Why would you keep it under 2MB?

I restricted myself, I wanted to say 1MB.

I can't help but to find the min-max of everything. Well at least fantasize about what could be.

For one, to put retro systems to great use. For another, to keep as much cruft/unnecessary bells & whistles from being present as possible. Just because the space is there doesn't mean it has to be used.

  • What specific retro systems have a 2MB limit?

    • A "1.44 MB floppy" has that capacity for files when formatted with the FAT file system from MS-DOS. The unformatted capacity is actually closer to 2 MB but a proper file system has disk-space overhead for metadata and check sums.

      You could have a file system with much less disk-space overhead than FAT, and there are many out there. A demo disk would typically be read-only, and in particular there are some read-only file-systems that are really space-optimised,

      Another option would be to treat the disk sectors as a single compressed file which the bootloader decompresses into a RAM-disk image which the OS then boots from, but that would require a bit more than 2 MB of RAM.

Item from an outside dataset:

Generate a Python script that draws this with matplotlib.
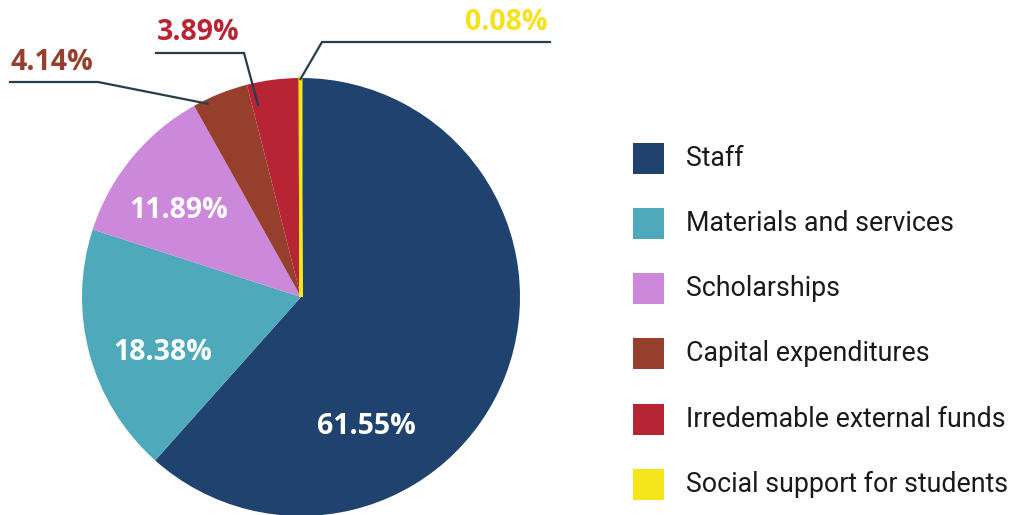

    • It's not 2 mb in particular; honestly, I'd say 4 mb is the practical starting limit once you're into 16/32 bit CPUs — a Mac Plus / Classic would go to 4, for instance, and every speck of memory free under that made a difference in performance. 2 is a nice limit for total system size, as it allows for (as can be seen in QNX) a very capable, flexible OS, while leaving headroom for programs to run.